Cannabis Industry Finds Hospitable Terrain in Colombia
As noted in our last blog posting, the U.S. is witnessing tremendous momentum toward the legalization of medical and recreational cannabis. Thirty-three U.S. states have legalized some type of cannabis use. We are expanding our observations beyond the U.S. In our prior blog, we reported on developments in Israel. In this our second of the series, we will focus on Colombia situated in the northwest of South America.
The green wave has arrived in Colombia. Many of the country’s politicians are responding favorably, going out of their way to welcome foreign direct investment. There is so much about Colombia that is attracting foreign investors:
The country sits on the equator ─ this means the country generally receives 12 hours of light and 12 hours of night.
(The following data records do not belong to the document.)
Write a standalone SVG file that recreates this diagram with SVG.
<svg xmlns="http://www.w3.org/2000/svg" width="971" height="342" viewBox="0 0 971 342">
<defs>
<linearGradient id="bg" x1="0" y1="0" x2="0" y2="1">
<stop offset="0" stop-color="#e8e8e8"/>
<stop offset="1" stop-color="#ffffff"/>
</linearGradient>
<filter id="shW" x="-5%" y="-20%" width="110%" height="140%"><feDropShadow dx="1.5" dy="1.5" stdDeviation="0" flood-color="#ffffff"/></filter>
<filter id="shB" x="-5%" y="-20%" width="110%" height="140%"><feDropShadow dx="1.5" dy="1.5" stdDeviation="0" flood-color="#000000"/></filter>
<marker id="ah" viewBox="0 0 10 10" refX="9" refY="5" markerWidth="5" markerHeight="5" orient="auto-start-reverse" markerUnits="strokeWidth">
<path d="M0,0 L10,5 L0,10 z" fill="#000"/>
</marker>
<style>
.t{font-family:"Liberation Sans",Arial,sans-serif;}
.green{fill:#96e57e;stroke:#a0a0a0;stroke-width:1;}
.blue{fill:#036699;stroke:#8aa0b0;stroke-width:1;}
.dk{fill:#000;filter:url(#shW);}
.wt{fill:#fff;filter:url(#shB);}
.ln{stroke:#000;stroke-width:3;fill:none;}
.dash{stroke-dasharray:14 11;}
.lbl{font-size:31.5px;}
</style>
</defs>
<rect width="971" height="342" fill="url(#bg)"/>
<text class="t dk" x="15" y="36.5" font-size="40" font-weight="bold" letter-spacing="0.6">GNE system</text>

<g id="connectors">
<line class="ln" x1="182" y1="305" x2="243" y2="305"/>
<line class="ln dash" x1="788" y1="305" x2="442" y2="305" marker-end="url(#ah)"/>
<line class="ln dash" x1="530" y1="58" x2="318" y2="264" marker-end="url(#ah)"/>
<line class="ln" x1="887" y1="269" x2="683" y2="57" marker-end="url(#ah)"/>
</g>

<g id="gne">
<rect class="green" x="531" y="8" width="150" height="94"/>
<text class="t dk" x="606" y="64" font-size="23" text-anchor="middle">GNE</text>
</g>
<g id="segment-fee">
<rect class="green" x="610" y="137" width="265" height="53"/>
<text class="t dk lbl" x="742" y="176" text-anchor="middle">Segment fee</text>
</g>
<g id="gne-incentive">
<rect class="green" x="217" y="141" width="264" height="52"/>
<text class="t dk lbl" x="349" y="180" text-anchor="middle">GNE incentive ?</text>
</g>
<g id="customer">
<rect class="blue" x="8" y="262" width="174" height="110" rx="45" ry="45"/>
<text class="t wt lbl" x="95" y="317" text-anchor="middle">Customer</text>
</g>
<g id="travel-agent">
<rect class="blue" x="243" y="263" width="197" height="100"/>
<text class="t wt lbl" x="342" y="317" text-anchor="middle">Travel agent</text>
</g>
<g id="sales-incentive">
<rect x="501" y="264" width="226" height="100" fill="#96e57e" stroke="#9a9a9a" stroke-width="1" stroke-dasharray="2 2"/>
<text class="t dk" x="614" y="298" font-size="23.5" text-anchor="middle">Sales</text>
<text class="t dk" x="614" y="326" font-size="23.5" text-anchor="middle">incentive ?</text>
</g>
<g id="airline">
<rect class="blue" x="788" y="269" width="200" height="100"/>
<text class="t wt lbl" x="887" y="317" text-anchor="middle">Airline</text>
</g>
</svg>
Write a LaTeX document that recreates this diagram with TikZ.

These conditions are ideal for growing cannabis and are what other indoor operations try to mimic within greenhouses with artificial lighting, etc.
The country has a strong agricultural sector. Its major export is flowers. Seven out of 10 flowers in NYC come from Colombia. So, the country’s experienced and low cost work force makes it an attractive place to operate.
Low cost of production. At a recent CannaGather event in NYC, an investor stated that his company’s Colombia operations produce cannabis at a price of 20 cents per gram. This is in comparison to the Canadian public companies whose costs average 6 to 10 times higher. Canadian producers with higher cost structures are regularly valued between $1 and $10 billion, but Colombia-based producers have been able to achieve comparable production capacities with capital investments as low as $15 million.
Based on the above factors, Colombia appears to offer a favorable environment for cannabis business entrepreneurs.